Required work: Copy out the data below as written; omit any images.

Data shown:
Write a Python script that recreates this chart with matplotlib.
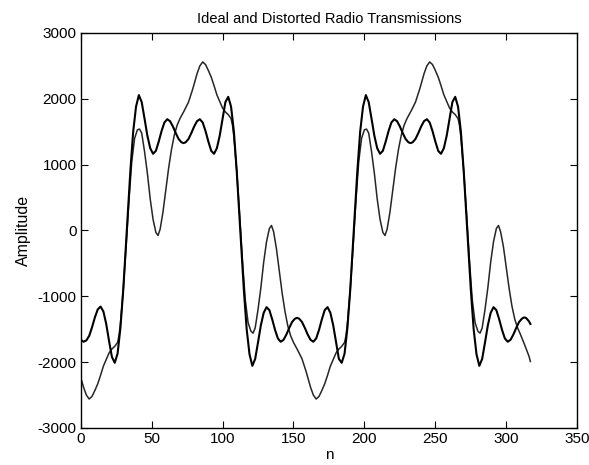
import matplotlib
matplotlib.use("Agg")
import matplotlib.pyplot as plt

plt.rcParams['font.family'] = ['Liberation Sans', 'DejaVu Sans']
plt.rcParams['axes.unicode_minus'] = False

title = "Ideal and Distorted Radio Transmissions"
xlabel = "n"
ylabel = "Amplitude"
xticks = [0, 50, 100, 150, 200, 250, 300, 350]
yticks = [-3000, -2000, -1000, 0, 1000, 2000, 3000]

# Ideal transmission
n_ideal = [0, 2, 4, 6, 8, 10, 12, 14, 16, 18, 20, 22, 24, 26, 28, 30, 32, 33, 35, 37, 39, 41,
           43, 45, 47, 49, 51, 53, 55, 57, 59, 61, 63, 65, 67, 69, 71, 72.5, 74, 76, 78, 80,
           82, 84, 86, 88, 90, 92, 94, 96, 98, 100, 102, 104, 106, 108, 110, 112, 113, 115,
           117, 119, 121, 123, 125, 127, 129, 131, 133, 135, 137, 139, 141, 143, 145, 147,
           149, 151, 152.5, 154, 156, 158, 160, 162, 164, 166, 168, 170, 172, 174, 176, 178,
           180, 182, 184, 186, 188, 190, 192, 193, 195, 197, 199, 201, 203, 205, 207, 209,
           211, 213, 215, 217, 219, 221, 223, 225, 227, 229, 231, 232.5, 234, 236, 238, 240,
           242, 244, 246, 248, 250, 252, 254, 256, 258, 260, 262, 264, 266, 268, 270, 272,
           273, 275, 277, 279, 281, 283, 285, 287, 289, 291, 293, 295, 297, 299, 301, 303,
           305, 307, 309, 311, 312.5, 314, 316, 317]
ideal = [-1660, -1690, -1670, -1600, -1470, -1320, -1200, -1155, -1230, -1420, -1680, -1920,
         -2010, -1870, -1480, -900, -170, 170, 900, 1500, 1880, 2056,
         1950, 1700, 1440, 1250, 1165, 1210, 1350, 1510, 1640, 1690, 1660, 1580, 1480, 1390,
         1340, 1327, 1340, 1390, 1480, 1580,
         1660, 1690, 1640, 1510, 1350, 1210, 1165, 1250, 1440, 1700, 1950, 2030, 1880, 1500,
         900, 170, -170, -900,
         -1500, -1880, -2056, -1950, -1700, -1440, -1250, -1165, -1210, -1350, -1510, -1640,
         -1690, -1660, -1580, -1480,
         -1390, -1340, -1327, -1340, -1390, -1480, -1580, -1660, -1690, -1640, -1510, -1350,
         -1210, -1165, -1250, -1440,
         -1700, -1950, -2010, -1870, -1480, -900, -170, 170, 900, 1500, 1880, 2056, 1950,
         1700, 1440, 1250,
         1165, 1210, 1350, 1510, 1640, 1690, 1660, 1580, 1480, 1390, 1340, 1327, 1340, 1390,
         1480, 1580,
         1660, 1690, 1640, 1510, 1350, 1210, 1165, 1250, 1440, 1700, 1950, 2030, 1880, 1500,
         900, 170,
         -170, -900, -1500, -1880, -2056, -1950, -1700, -1440, -1250, -1165, -1210, -1350,
         -1510, -1640, -1690, -1660,
         -1580, -1480, -1390, -1340, -1320, -1330, -1380, -1420]

# Distorted transmission
n_dist = [0, 2, 4, 6, 8, 10, 12, 14, 16, 18, 20, 22, 24, 26, 27, 28, 30, 32, 34, 36, 38, 40,
          41.5, 43, 45, 47, 49, 51, 53, 54.5, 56, 58, 60, 62, 64, 66, 68, 70, 73, 76, 79, 82,
          84, 86, 88, 90, 92, 94, 96, 98, 100, 102, 104, 106, 107, 108, 110, 112, 114, 116,
          118, 120, 121.5, 123, 125, 127, 129, 131, 133, 134.5, 136, 138, 140, 142, 144, 146,
          148, 150, 153, 156, 159, 162, 164, 166, 168, 170, 172, 174, 176, 178, 180, 182, 184,
          186, 187, 188, 190, 192, 194, 196, 198, 200, 201.5, 203, 205, 207, 209, 211, 213,
          214.5, 216, 218, 220, 222, 224, 226, 228, 230, 233, 236, 239, 242, 244, 246, 248,
          250, 252, 254, 256, 258, 260, 262, 264, 266, 267, 268, 270, 272, 274, 276, 278, 280,
          281.5, 283, 285, 287, 289, 291, 293, 294.5, 296, 298, 300, 302, 304, 306, 308, 310,
          313, 316, 317]
distorted = [-2230, -2380, -2500, -2560, -2520, -2430, -2330, -2200, -2060, -1960, -1860,
             -1800, -1760, -1700, -1600, -1420, -900, -250, 450, 1050, 1400, 1530,
             1540, 1480, 1200, 870, 480, 170, -30, -76, 20, 280, 620, 950, 1230, 1450, 1600,
             1700, 1820, 1950, 2150, 2380,
             2500, 2560, 2520, 2430, 2330, 2200, 2060, 1960, 1860, 1800, 1760, 1700, 1600,
             1420, 900, 250, -450, -1050,
             -1400, -1530, -1560, -1480, -1200, -870, -480, -170, 30, 76, -20, -280, -620,
             -950, -1230, -1450,
             -1600, -1700, -1820, -1950, -2150, -2380, -2500, -2560, -2520, -2430, -2330,
             -2200, -2060, -1960, -1860, -1800, -1760,
             -1700, -1600, -1420, -900, -250, 450, 1050, 1400, 1530, 1540, 1480, 1200, 870,
             480, 170, -30,
             -76, 20, 280, 620, 950, 1230, 1450, 1600, 1700, 1820, 1950, 2150, 2380, 2500,
             2560, 2520,
             2430, 2330, 2200, 2060, 1960, 1860, 1800, 1760, 1700, 1600, 1420, 900, 250, -450,
             -1050, -1400, -1530,
             -1560, -1480, -1200, -870, -480, -170, 30, 76, -20, -250, -560, -880, -1150,
             -1350, -1480, -1580,
             -1740, -1910, -1990]

fig = plt.figure(figsize=(5.89, 4.65), dpi=100)
ax = fig.add_axes([0.137, 0.0796, 0.843, 0.8495])

ax.plot(n_dist, distorted, color='#262626', linewidth=1.1)
ax.plot(n_ideal, ideal, color='black', linewidth=1.5)

ax.set_xlim(0, 350)
ax.set_ylim(-3000, 3000)
ax.set_xticks(xticks)
ax.set_yticks(yticks)
ax.set_xticklabels([str(v) for v in xticks])
ax.set_yticklabels([str(v) for v in yticks])
ax.tick_params(direction='in', top=True, right=True, length=5, width=0.8,
               labelsize=11, pad=3, colors='black')
for s in ax.spines.values():
    s.set_linewidth(1.0)
    s.set_color('black')

ax.set_title(title, fontsize=10.5, pad=7)
ax.set_xlabel(xlabel, fontsize=11, labelpad=1)
ax.set_ylabel(ylabel, fontsize=11.5, labelpad=5)

fig.savefig("out.png", dpi=100, facecolor='white')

Solution to the problem:
Write a Python script that recreates this chart with matplotlib.
import matplotlib
matplotlib.use("Agg")
import matplotlib.pyplot as plt

plt.rcParams['font.family'] = ['Liberation Sans', 'DejaVu Sans']
plt.rcParams['axes.unicode_minus'] = False

title = "Ideal and Distorted Radio Transmissions"
xlabel = "n"
ylabel = "Amplitude"
xticks = [0, 50, 100, 150, 200, 250, 300, 350]
yticks = [-3000, -2000, -1000, 0, 1000, 2000, 3000]

# Ideal transmission
n_ideal = [0, 2, 4, 6, 8, 10, 12, 14, 16, 18, 20, 22, 24, 26, 28, 30, 32, 33, 35, 37, 39, 41,
           43, 45, 47, 49, 51, 53, 55, 57, 59, 61, 63, 65, 67, 69, 71, 72.5, 74, 76, 78, 80,
           82, 84, 86, 88, 90, 92, 94, 96, 98, 100, 102, 104, 106, 108, 110, 112, 113, 115,
           117, 119, 121, 123, 125, 127, 129, 131, 133, 135, 137, 139, 141, 143, 145, 147,
           149, 151, 152.5, 154, 156, 158, 160, 162, 164, 166, 168, 170, 172, 174, 176, 178,
           180, 182, 184, 186, 188, 190, 192, 193, 195, 197, 199, 201, 203, 205, 207, 209,
           211, 213, 215, 217, 219, 221, 223, 225, 227, 229, 231, 232.5, 234, 236, 238, 240,
           242, 244, 246, 248, 250, 252, 254, 256, 258, 260, 262, 264, 266, 268, 270, 272,
           273, 275, 277, 279, 281, 283, 285, 287, 289, 291, 293, 295, 297, 299, 301, 303,
           305, 307, 309, 311, 312.5, 314, 316, 317]
ideal = [-1660, -1690, -1670, -1600, -1470, -1320, -1200, -1155, -1230, -1420, -1680, -1920,
         -2010, -1870, -1480, -900, -170, 170, 900, 1500, 1880, 2056,
         1950, 1700, 1440, 1250, 1165, 1210, 1350, 1510, 1640, 1690, 1660, 1580, 1480, 1390,
         1340, 1327, 1340, 1390, 1480, 1580,
         1660, 1690, 1640, 1510, 1350, 1210, 1165, 1250, 1440, 1700, 1950, 2030, 1880, 1500,
         900, 170, -170, -900,
         -1500, -1880, -2056, -1950, -1700, -1440, -1250, -1165, -1210, -1350, -1510, -1640,
         -1690, -1660, -1580, -1480,
         -1390, -1340, -1327, -1340, -1390, -1480, -1580, -1660, -1690, -1640, -1510, -1350,
         -1210, -1165, -1250, -1440,
         -1700, -1950, -2010, -1870, -1480, -900, -170, 170, 900, 1500, 1880, 2056, 1950,
         1700, 1440, 1250,
         1165, 1210, 1350, 1510, 1640, 1690, 1660, 1580, 1480, 1390, 1340, 1327, 1340, 1390,
         1480, 1580,
         1660, 1690, 1640, 1510, 1350, 1210, 1165, 1250, 1440, 1700, 1950, 2030, 1880, 1500,
         900, 170,
         -170, -900, -1500, -1880, -2056, -1950, -1700, -1440, -1250, -1165, -1210, -1350,
         -1510, -1640, -1690, -1660,
         -1580, -1480, -1390, -1340, -1320, -1330, -1380, -1420]

# Distorted transmission
n_dist = [0, 2, 4, 6, 8, 10, 12, 14, 16, 18, 20, 22, 24, 26, 27, 28, 30, 32, 34, 36, 38, 40,
          41.5, 43, 45, 47, 49, 51, 53, 54.5, 56, 58, 60, 62, 64, 66, 68, 70, 73, 76, 79, 82,
          84, 86, 88, 90, 92, 94, 96, 98, 100, 102, 104, 106, 107, 108, 110, 112, 114, 116,
          118, 120, 121.5, 123, 125, 127, 129, 131, 133, 134.5, 136, 138, 140, 142, 144, 146,
          148, 150, 153, 156, 159, 162, 164, 166, 168, 170, 172, 174, 176, 178, 180, 182, 184,
          186, 187, 188, 190, 192, 194, 196, 198, 200, 201.5, 203, 205, 207, 209, 211, 213,
          214.5, 216, 218, 220, 222, 224, 226, 228, 230, 233, 236, 239, 242, 244, 246, 248,
          250, 252, 254, 256, 258, 260, 262, 264, 266, 267, 268, 270, 272, 274, 276, 278, 280,
          281.5, 283, 285, 287, 289, 291, 293, 294.5, 296, 298, 300, 302, 304, 306, 308, 310,
          313, 316, 317]
distorted = [-2230, -2380, -2500, -2560, -2520, -2430, -2330, -2200, -2060, -1960, -1860,
             -1800, -1760, -1700, -1600, -1420, -900, -250, 450, 1050, 1400, 1530,
             1540, 1480, 1200, 870, 480, 170, -30, -76, 20, 280, 620, 950, 1230, 1450, 1600,
             1700, 1820, 1950, 2150, 2380,
             2500, 2560, 2520, 2430, 2330, 2200, 2060, 1960, 1860, 1800, 1760, 1700, 1600,
             1420, 900, 250, -450, -1050,
             -1400, -1530, -1560, -1480, -1200, -870, -480, -170, 30, 76, -20, -280, -620,
             -950, -1230, -1450,
             -1600, -1700, -1820, -1950, -2150, -2380, -2500, -2560, -2520, -2430, -2330,
             -2200, -2060, -1960, -1860, -1800, -1760,
             -1700, -1600, -1420, -900, -250, 450, 1050, 1400, 1530, 1540, 1480, 1200, 870,
             480, 170, -30,
             -76, 20, 280, 620, 950, 1230, 1450, 1600, 1700, 1820, 1950, 2150, 2380, 2500,
             2560, 2520,
             2430, 2330, 2200, 2060, 1960, 1860, 1800, 1760, 1700, 1600, 1420, 900, 250, -450,
             -1050, -1400, -1530,
             -1560, -1480, -1200, -870, -480, -170, 30, 76, -20, -250, -560, -880, -1150,
             -1350, -1480, -1580,
             -1740, -1910, -1990]

fig = plt.figure(figsize=(5.89, 4.65), dpi=100)
ax = fig.add_axes([0.137, 0.0796, 0.843, 0.8495])

ax.plot(n_dist, distorted, color='#262626', linewidth=1.1)
ax.plot(n_ideal, ideal, color='black', linewidth=1.5)

ax.set_xlim(0, 350)
ax.set_ylim(-3000, 3000)
ax.set_xticks(xticks)
ax.set_yticks(yticks)
ax.set_xticklabels([str(v) for v in xticks])
ax.set_yticklabels([str(v) for v in yticks])
ax.tick_params(direction='in', top=True, right=True, length=5, width=0.8,
               labelsize=11, pad=3, colors='black')
for s in ax.spines.values():
    s.set_linewidth(1.0)
    s.set_color('black')

ax.set_title(title, fontsize=10.5, pad=7)
ax.set_xlabel(xlabel, fontsize=11, labelpad=1)
ax.set_ylabel(ylabel, fontsize=11.5, labelpad=5)

fig.savefig("out.png", dpi=100, facecolor='white')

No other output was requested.